(What is asked):
Leave out the pictures, then reproduce the rest of the material exactly.

(Information shown):
***
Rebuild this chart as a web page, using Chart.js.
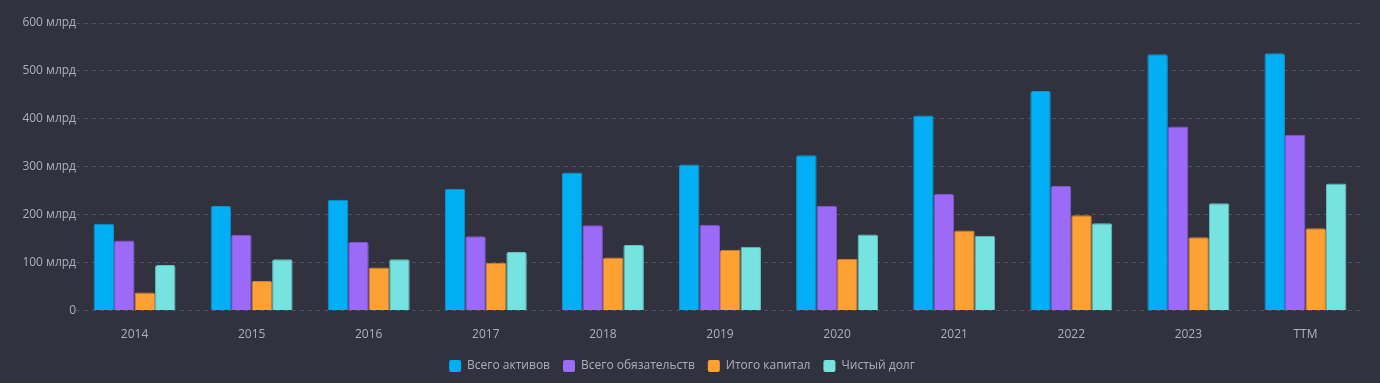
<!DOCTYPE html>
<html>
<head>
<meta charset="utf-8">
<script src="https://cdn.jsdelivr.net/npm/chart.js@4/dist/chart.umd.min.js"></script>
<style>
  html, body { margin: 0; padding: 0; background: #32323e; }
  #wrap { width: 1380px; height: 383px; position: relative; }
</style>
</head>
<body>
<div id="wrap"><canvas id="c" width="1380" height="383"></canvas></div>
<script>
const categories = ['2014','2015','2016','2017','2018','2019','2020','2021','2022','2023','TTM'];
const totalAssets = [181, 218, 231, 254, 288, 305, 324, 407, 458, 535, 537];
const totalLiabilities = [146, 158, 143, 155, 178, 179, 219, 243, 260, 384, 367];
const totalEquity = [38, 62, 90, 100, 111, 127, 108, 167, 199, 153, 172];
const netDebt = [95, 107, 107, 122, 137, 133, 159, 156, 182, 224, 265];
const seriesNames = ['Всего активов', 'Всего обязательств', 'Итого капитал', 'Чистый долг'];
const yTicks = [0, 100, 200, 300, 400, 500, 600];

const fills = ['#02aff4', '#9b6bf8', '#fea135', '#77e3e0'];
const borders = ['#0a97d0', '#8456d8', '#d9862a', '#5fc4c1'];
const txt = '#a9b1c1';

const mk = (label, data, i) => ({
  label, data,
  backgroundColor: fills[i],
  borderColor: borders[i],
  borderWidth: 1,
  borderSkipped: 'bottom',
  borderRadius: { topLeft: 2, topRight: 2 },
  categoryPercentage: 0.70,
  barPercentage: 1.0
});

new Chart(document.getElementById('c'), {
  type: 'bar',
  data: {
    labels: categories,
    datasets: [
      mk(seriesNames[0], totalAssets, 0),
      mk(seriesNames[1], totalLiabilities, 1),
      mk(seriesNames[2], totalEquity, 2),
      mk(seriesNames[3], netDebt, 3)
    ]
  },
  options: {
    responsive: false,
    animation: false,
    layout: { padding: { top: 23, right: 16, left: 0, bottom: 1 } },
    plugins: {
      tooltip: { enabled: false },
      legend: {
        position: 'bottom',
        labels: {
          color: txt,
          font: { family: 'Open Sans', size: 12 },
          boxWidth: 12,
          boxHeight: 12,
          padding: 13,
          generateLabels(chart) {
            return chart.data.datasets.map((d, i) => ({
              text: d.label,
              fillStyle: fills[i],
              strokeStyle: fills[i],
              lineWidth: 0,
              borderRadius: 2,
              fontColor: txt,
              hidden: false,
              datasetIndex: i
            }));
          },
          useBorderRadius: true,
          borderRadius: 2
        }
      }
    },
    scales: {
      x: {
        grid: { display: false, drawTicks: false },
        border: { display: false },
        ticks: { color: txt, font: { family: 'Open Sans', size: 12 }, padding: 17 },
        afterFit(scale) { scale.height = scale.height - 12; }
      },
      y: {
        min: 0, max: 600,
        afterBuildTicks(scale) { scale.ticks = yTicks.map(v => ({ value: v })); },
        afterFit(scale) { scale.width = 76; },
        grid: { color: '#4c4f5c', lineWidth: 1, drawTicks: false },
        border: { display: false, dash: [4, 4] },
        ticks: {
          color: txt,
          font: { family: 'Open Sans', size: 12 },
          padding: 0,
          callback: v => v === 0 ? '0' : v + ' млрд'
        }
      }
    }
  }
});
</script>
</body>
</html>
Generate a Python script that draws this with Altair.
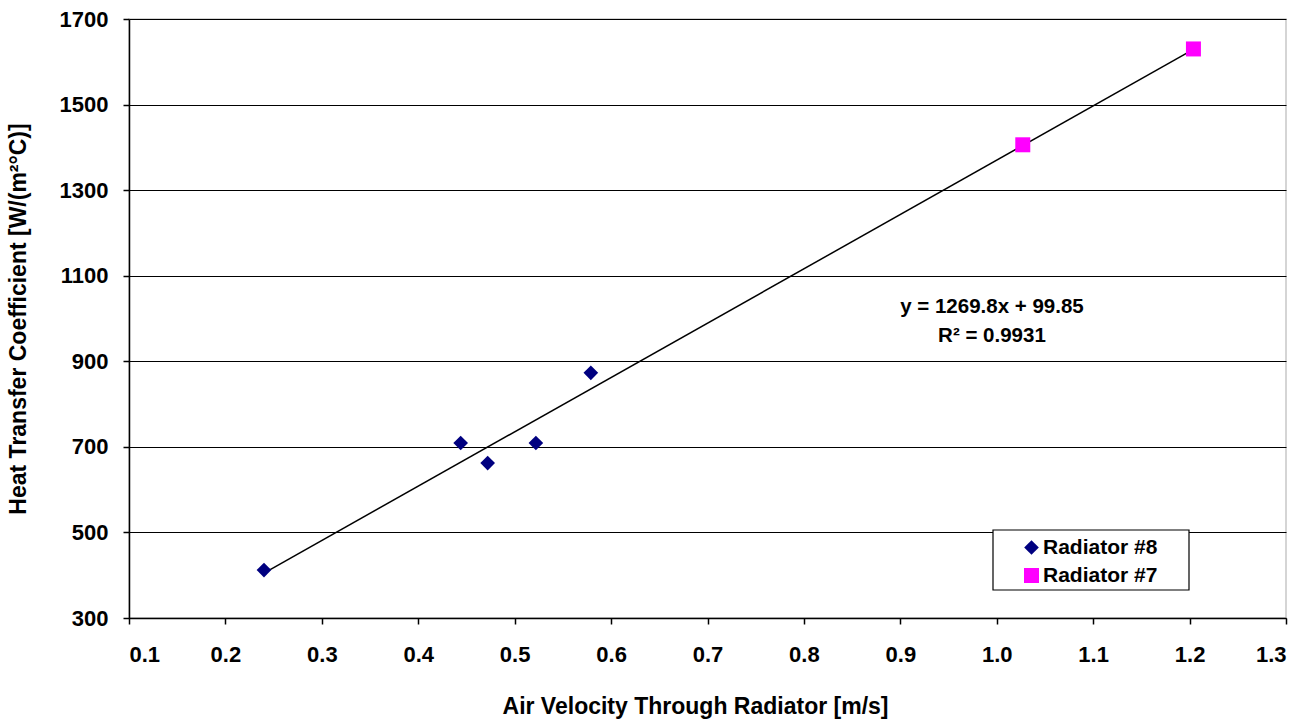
***
(Correct output):
Rebuild this chart as a web page, using Chart.js.
<!DOCTYPE html>
<html>
<head>
<meta charset="utf-8">
<script src="https://cdn.jsdelivr.net/npm/chart.js@4/dist/chart.umd.min.js"></script>
<style>
  html, body { margin: 0; padding: 0; background: #32323e; }
  #wrap { width: 1380px; height: 383px; position: relative; }
</style>
</head>
<body>
<div id="wrap"><canvas id="c" width="1380" height="383"></canvas></div>
<script>
const categories = ['2014','2015','2016','2017','2018','2019','2020','2021','2022','2023','TTM'];
const totalAssets = [181, 218, 231, 254, 288, 305, 324, 407, 458, 535, 537];
const totalLiabilities = [146, 158, 143, 155, 178, 179, 219, 243, 260, 384, 367];
const totalEquity = [38, 62, 90, 100, 111, 127, 108, 167, 199, 153, 172];
const netDebt = [95, 107, 107, 122, 137, 133, 159, 156, 182, 224, 265];
const seriesNames = ['Всего активов', 'Всего обязательств', 'Итого капитал', 'Чистый долг'];
const yTicks = [0, 100, 200, 300, 400, 500, 600];

const fills = ['#02aff4', '#9b6bf8', '#fea135', '#77e3e0'];
const borders = ['#0a97d0', '#8456d8', '#d9862a', '#5fc4c1'];
const txt = '#a9b1c1';

const mk = (label, data, i) => ({
  label, data,
  backgroundColor: fills[i],
  borderColor: borders[i],
  borderWidth: 1,
  borderSkipped: 'bottom',
  borderRadius: { topLeft: 2, topRight: 2 },
  categoryPercentage: 0.70,
  barPercentage: 1.0
});

new Chart(document.getElementById('c'), {
  type: 'bar',
  data: {
    labels: categories,
    datasets: [
      mk(seriesNames[0], totalAssets, 0),
      mk(seriesNames[1], totalLiabilities, 1),
      mk(seriesNames[2], totalEquity, 2),
      mk(seriesNames[3], netDebt, 3)
    ]
  },
  options: {
    responsive: false,
    animation: false,
    layout: { padding: { top: 23, right: 16, left: 0, bottom: 1 } },
    plugins: {
      tooltip: { enabled: false },
      legend: {
        position: 'bottom',
        labels: {
          color: txt,
          font: { family: 'Open Sans', size: 12 },
          boxWidth: 12,
          boxHeight: 12,
          padding: 13,
          generateLabels(chart) {
            return chart.data.datasets.map((d, i) => ({
              text: d.label,
              fillStyle: fills[i],
              strokeStyle: fills[i],
              lineWidth: 0,
              borderRadius: 2,
              fontColor: txt,
              hidden: false,
              datasetIndex: i
            }));
          },
          useBorderRadius: true,
          borderRadius: 2
        }
      }
    },
    scales: {
      x: {
        grid: { display: false, drawTicks: false },
        border: { display: false },
        ticks: { color: txt, font: { family: 'Open Sans', size: 12 }, padding: 17 },
        afterFit(scale) { scale.height = scale.height - 12; }
      },
      y: {
        min: 0, max: 600,
        afterBuildTicks(scale) { scale.ticks = yTicks.map(v => ({ value: v })); },
        afterFit(scale) { scale.width = 76; },
        grid: { color: '#4c4f5c', lineWidth: 1, drawTicks: false },
        border: { display: false, dash: [4, 4] },
        ticks: {
          color: txt,
          font: { family: 'Open Sans', size: 12 },
          padding: 0,
          callback: v => v === 0 ? '0' : v + ' млрд'
        }
      }
    }
  }
});
</script>
</body>
</html>
Generate a Python script that draws this with Altair.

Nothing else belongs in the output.